- Episode no.: Season 7 Episode 18
- Directed by: Allan Kroeker
- Story by: André Bormanis; Kenneth Biller;
- Teleplay by: Brannon Braga; André Bormanis;
- Production code: 264
- Original air date: March 7, 2001

Guest appearance
- Manu Intiraymi - Icheb;

Episode chronology
| ← Previous "Workforce, Part II" | Next → "Q2" |
- Star Trek: Voyager season 7

= Human Error (Star Trek: Voyager) =

"Human Error" is the 164th episode of the TV series Star Trek: Voyager, the 18th episode of the seventh season. Seven of Nine explores her romantic side, in her ongoing recovery aboard the USS Voyager.
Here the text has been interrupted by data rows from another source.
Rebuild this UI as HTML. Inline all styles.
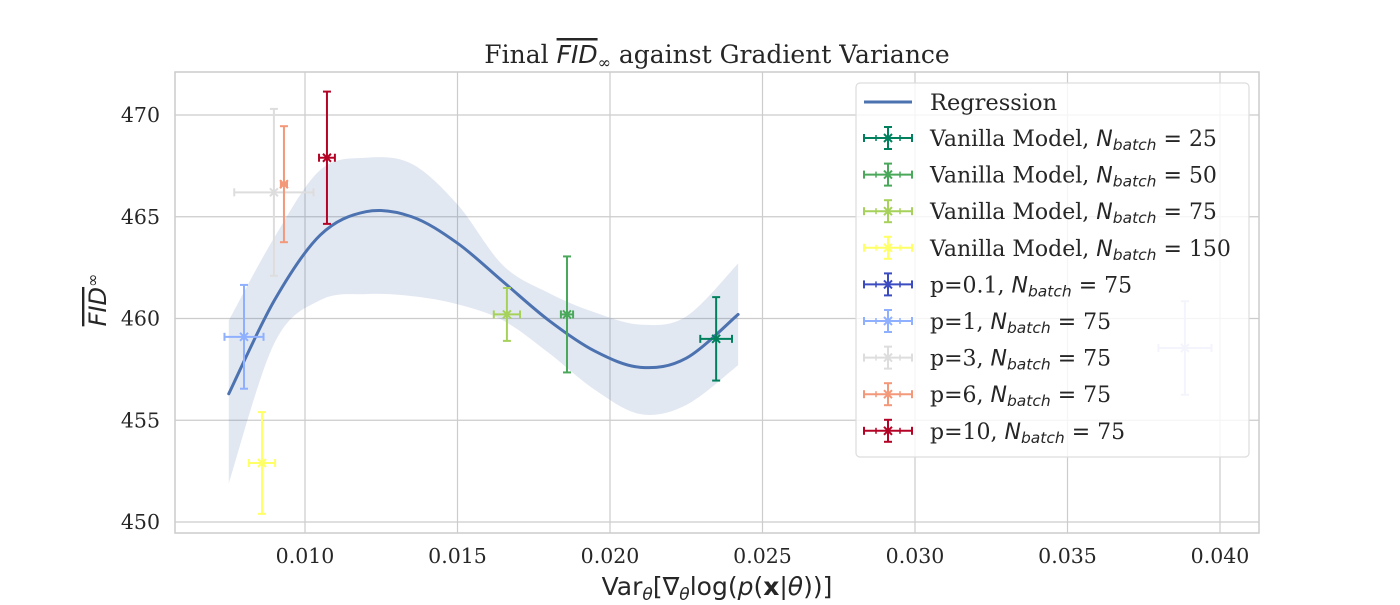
<!DOCTYPE html>
<html><head><meta charset="utf-8"><style>
body{margin:0;background:#fff}
svg text{fill:#262626}
</style></head><body>
<svg id="chart" width="1400" height="600" xmlns="http://www.w3.org/2000/svg">
<rect width="1400" height="600" fill="#fff"/>
<g id="grid"></g>
<g id="band"></g>
<g id="reg"></g>
<g id="pts"></g>
<rect x="175" y="72" width="1084" height="461" fill="none" stroke="#cccccc" stroke-width="1.5"/>
<g id="ticks"></g>
<text x="717" y="63" text-anchor="middle" font-family="DejaVu Serif, Liberation Serif, serif" font-size="25">Final <tspan font-family="DejaVu Sans, sans-serif" font-style="italic" text-decoration="overline">FID</tspan><tspan font-size="16" dy="5">∞</tspan><tspan dy="-5"> against Gradient Variance</tspan></text>
<text x="717" y="595" text-anchor="middle" font-family="DejaVu Sans, Liberation Sans, sans-serif" font-size="25">Var<tspan font-size="17" dy="5" font-style="italic">θ</tspan><tspan dy="-5">[∇</tspan><tspan font-size="17" dy="5" font-style="italic">θ</tspan><tspan dy="-5">log(</tspan><tspan font-style="italic">p</tspan>(<tspan font-weight="bold">x</tspan>|<tspan font-style="italic">θ</tspan>))]</text>
<text transform="translate(106,300) rotate(-90)" text-anchor="middle" font-family="DejaVu Sans, Liberation Sans, sans-serif" font-size="24"><tspan font-style="italic" text-decoration="overline">FID</tspan><tspan font-size="16" dy="-8">∞</tspan></text>
<g id="legend"></g>
</svg>
<script>
const xTicks=[0.010,0.015,0.020,0.025,0.030,0.035,0.040];
const xTickLabels=["0.010","0.015","0.020","0.025","0.030","0.035","0.040"];
const yTicks=[450,455,460,465,470];
const yTickLabels=["450","455","460","465","470"];
const regX=[0.0075,0.009,0.0105,0.012,0.0135,0.015,0.0165,0.018,0.0195,0.021,0.0225,0.0242];
const regY=[456.3,460.9,464.1,465.25,465.0,463.7,461.8,459.9,458.4,457.6,458.05,460.2];
const bandUpper=[459.9,464.0,467.3,467.9,467.6,465.6,462.6,461.25,460.3,459.7,460.1,462.7];
const bandLower=[451.9,458.8,460.9,461.2,461.1,460.7,459.9,458.3,456.5,455.3,455.75,457.7];
const seriesNames=["Vanilla Model, N=25","Vanilla Model, N=50","Vanilla Model, N=75","Vanilla Model, N=150","p=0.1, N=75","p=1, N=75","p=3, N=75","p=6, N=75","p=10, N=75"];
const pointX=[0.02348,0.01859,0.01662,0.00859,0.03885,0.0080,0.00898,0.00931,0.01072];
const pointY=[459.0,460.2,460.2,452.9,458.55,459.1,466.2,466.6,467.9];
const pointXErr=[0.00052,0.0002,0.00043,0.00043,0.00087,0.00064,0.0013,0.0001,0.00026];
const pointYErr=[2.05,2.85,1.3,2.5,2.3,2.55,4.1,2.85,3.25];
const colors=["#00805c","#4aa85a","#a6d15a","#ffff66","#3b4cc0","#8fb0fe","#dddddd","#f4987a","#b40426"];
const drawColors=["#00805c","#4aa85a","#a6d15a","#ffff66","#c8ccf0","#8fb0fe","#dddddd","#f4987a","#b40426"];
const legendNums=["25","50","75","150","75","75","75","75","75"];
const legendPre=["Vanilla Model, ","Vanilla Model, ","Vanilla Model, ","Vanilla Model, ","p=0.1, ","p=1, ","p=3, ","p=6, ","p=10, "];

const NS="http://www.w3.org/2000/svg";
const X=v=>305+(v-0.010)*30500;
const Y=f=>115+(470-f)*20.35;
function mk(p,tag,attrs){const e=document.createElementNS(NS,tag);for(const k in attrs)e.setAttribute(k,attrs[k]);p.appendChild(e);return e;}
const grid=document.getElementById('grid'),ticks=document.getElementById('ticks');
xTicks.forEach((t,i)=>{
 const l=mk(grid,'line',{x1:X(t),x2:X(t),y1:72,y2:533,stroke:'#cccccc','stroke-width':1.2});
 
 
 const tx=mk(ticks,'text',{x:X(t),y:563,'text-anchor':'middle','font-family':'DejaVu Serif, Liberation Serif, serif','font-size':20.5});
 tx.textContent=xTickLabels[i];
 
 
});
yTicks.forEach((t,i)=>{
 const l=mk(grid,'line',{x1:175,x2:1259,y1:Y(t),y2:Y(t),stroke:'#cccccc','stroke-width':1.2});
 
 
 const tx=mk(ticks,'text',{x:160,y:Y(t)+7,'text-anchor':'end','font-family':'DejaVu Serif, Liberation Serif, serif','font-size':20.5});
 tx.textContent=yTickLabels[i];
 
 
});
function smooth(pts){let d='M'+pts[0][0]+','+pts[0][1];
 for(let i=0;i<pts.length-1;i++){const p0=pts[i-1]||pts[i],p1=pts[i],p2=pts[i+1],p3=pts[i+2]||p2;
  d+=' C'+(p1[0]+(p2[0]-p0[0])/6)+','+(p1[1]+(p2[1]-p0[1])/6)+' '+(p2[0]-(p3[0]-p1[0])/6)+','+(p2[1]-(p3[1]-p1[1])/6)+' '+p2[0]+','+p2[1];}
 return d;}
const up=regX.map((x,i)=>[X(x),Y(bandUpper[i])]);
const lo=regX.map((x,i)=>[X(x),Y(bandLower[i])]).reverse();
const loD=smooth(lo);
const bp=mk(document.getElementById('band'),'path',{d:smooth(up)+' L'+lo[0][0]+','+lo[0][1]+loD.slice(loD.indexOf(' '))+' Z',fill:'#4c72b0','fill-opacity':0.16});


const rp=mk(document.getElementById('reg'),'path',{d:smooth(regX.map((x,i)=>[X(x),Y(regY[i])])),fill:'none',stroke:'#4c72b0','stroke-width':3,'stroke-linecap':'round'});


const pts=document.getElementById('pts');
function errbar(g,cx,cy,x0,x1,y0,y1,c,w){
 mk(g,'line',{x1:x0,x2:x1,y1:cy,y2:cy,stroke:c,'stroke-width':w});
 mk(g,'line',{x1:cx,x2:cx,y1:y0,y2:y1,stroke:c,'stroke-width':w});
 mk(g,'line',{x1:x0,x2:x0,y1:cy-4,y2:cy+4,stroke:c,'stroke-width':w});
 mk(g,'line',{x1:x1,x2:x1,y1:cy-4,y2:cy+4,stroke:c,'stroke-width':w});
 mk(g,'line',{x1:cx-4,x2:cx+4,y1:y0,y2:y0,stroke:c,'stroke-width':w});
 mk(g,'line',{x1:cx-4,x2:cx+4,y1:y1,y2:y1,stroke:c,'stroke-width':w});
 mk(g,'path',{d:`M${cx-4},${cy-4}L${cx+4},${cy+4}M${cx-4},${cy+4}L${cx+4},${cy-4}`,stroke:c,'stroke-width':w});
}
pointX.forEach((v,i)=>{
 const g=mk(pts,'g',{});
 
 
 errbar(g,X(v),Y(pointY[i]),X(v-pointXErr[i]),X(v+pointXErr[i]),Y(pointY[i]+pointYErr[i]),Y(pointY[i]-pointYErr[i]),drawColors[i],2);
});
const lg=document.getElementById('legend');
const box=mk(lg,'rect',{x:856,y:83,width:393,height:374,rx:4,fill:'#fff','fill-opacity':0.8,stroke:'#dddddd','stroke-width':1.2});


mk(lg,'line',{x1:864,x2:912,y1:102,y2:102,stroke:'#4c72b0','stroke-width':3});
const rt=mk(lg,'text',{x:930,y:110,'font-family':'DejaVu Serif, Liberation Serif, serif','font-size':22.5});
rt.textContent='Regression';


seriesNames.forEach((n,i)=>{
 const cy=138+i*36.6;
 const g=mk(lg,'g',{});
 
 
 errbar(g,888,cy,864,912,cy-11,cy+11,colors[i],2);
 mk(g,'line',{x1:876,x2:876,y1:cy-3,y2:cy+3,stroke:colors[i],'stroke-width':1.5});
 mk(g,'line',{x1:900,x2:900,y1:cy-3,y2:cy+3,stroke:colors[i],'stroke-width':1.5});
 const t=mk(g,'text',{x:930,y:cy+8,'font-family':'DejaVu Serif, Liberation Serif, serif','font-size':22});
 t.innerHTML=legendPre[i]+'<tspan font-family="DejaVu Sans, sans-serif" font-style="italic">N</tspan><tspan font-family="DejaVu Sans, sans-serif" font-style="italic" font-size="15.5" dy="4">batch</tspan><tspan font-family="DejaVu Sans, sans-serif" dy="-4"> = </tspan><tspan>'+legendNums[i]+'</tspan>';
});
</script>
</body></html>
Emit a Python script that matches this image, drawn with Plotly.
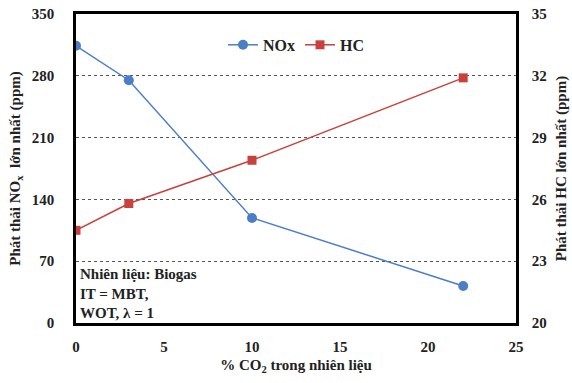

Set in the Star Trek universe, a Federation starship must spend decades making its way back to Earth.

This episode aired on the United Paramount Network (UPN) on March 7, 2001.

During the episode, Seven of Nine seeks to explore her humanity more on an emotional level. She is also shown spending time sleeping outside of her regeneration alcove, showing that on a physical level her humanity is reasserting itself more, making Seven less reliant on Borg technology than she has been in the past.

==Plot==
Seven has been using Voyagers holodeck to try to experience what it would be like to be more human; she enjoys a simulation of the upcoming baby shower for Paris and Torres, and starts to develop a relationship with a computer-generated Chakotay. Outside of the holodeck, though she has been invited to the baby shower, Seven declines. Tuvok assures her that despite their mutual discomfort at such social situations, they are good for morale and encourages her to attend. Seven still decides not to go, and later discusses her feelings while seeing the Doctor about malfunctions in one of her Borg implants. The Doctor finds he cannot extract the implant, which reminds Seven that she is not fully human.

Sometime later, Voyager is knocked out of warp by a nearby explosion. Though the ship is unharmed, they investigate the source of the explosion and find it was from a warhead launched some distance away to a nearby beacon. Fearing that another warhead may actually harm the ship, Captain Janeway orders Seven to find a method to detect the warheads to give them time to evade them. Seven works with Icheb in the Astrometrics lab. She also continues to use the holodeck, the relationship with the virtual Chakotay becoming more romantic.

Seven begins to have difficulty separating the events on the holodeck from that on the real ship; she interrupts Torres during a situation in Engineering to present her with a baby shower gift, mimics some of the behavior she had towards the holodeck Chakotay with the real version, and becomes short-tempered at Icheb. As a result, she fails to complete her assignment, and Voyager is rocked by an explosion from another warhead, closer than the last. Janeway speaks to Seven, seeing that she is distracted, and has Chakotay keep watch on her. Seven goes to the holodeck to break up with the virtual Chakotay, but she suddenly feels pain from her implants, and calls for the Doctor. The Doctor appears in the holodeck, sees the program that she is running, and then has her transported to Sick Bay. After some operations, Seven regains consciousness, and tells the Doctor she plans to delete that program. The Doctor encourages her to continue exploring her humanity, and explains that she just needs to find the balance between her personal life and her duties.

Seven returns to Astrometrics and completes her assignment; they discover a series of warheads approaching Voyager but are able to safely evade them without damage to the ship. Later, the Doctor tells Seven that he believes her Borg implants short-circuited as a failsafe that would be triggered if a drone ever gained back their emotions. He suggests he could remove them after a long series of surgeries, but Seven declines, believing it necessary to keep her focus on her duties. When she later encounters Chakotay, he invites her to a dinner party for the senior crew that even Tuvok is attending, but she declines and walks away.

==Reception==
===Negative===
In 2015, a Star Trek: Voyager binge-watching guide by Wired suggested skipping this episode.

===Positive===
In 2017, Screen Rant ranked "Human Error" the tenth best romantic episode of Star Trek, in a story that mixes a holodeck driven fantasy with daily life aboard a starship.

SyFy recommended this episode for their Seven of Nine binge-watching guide.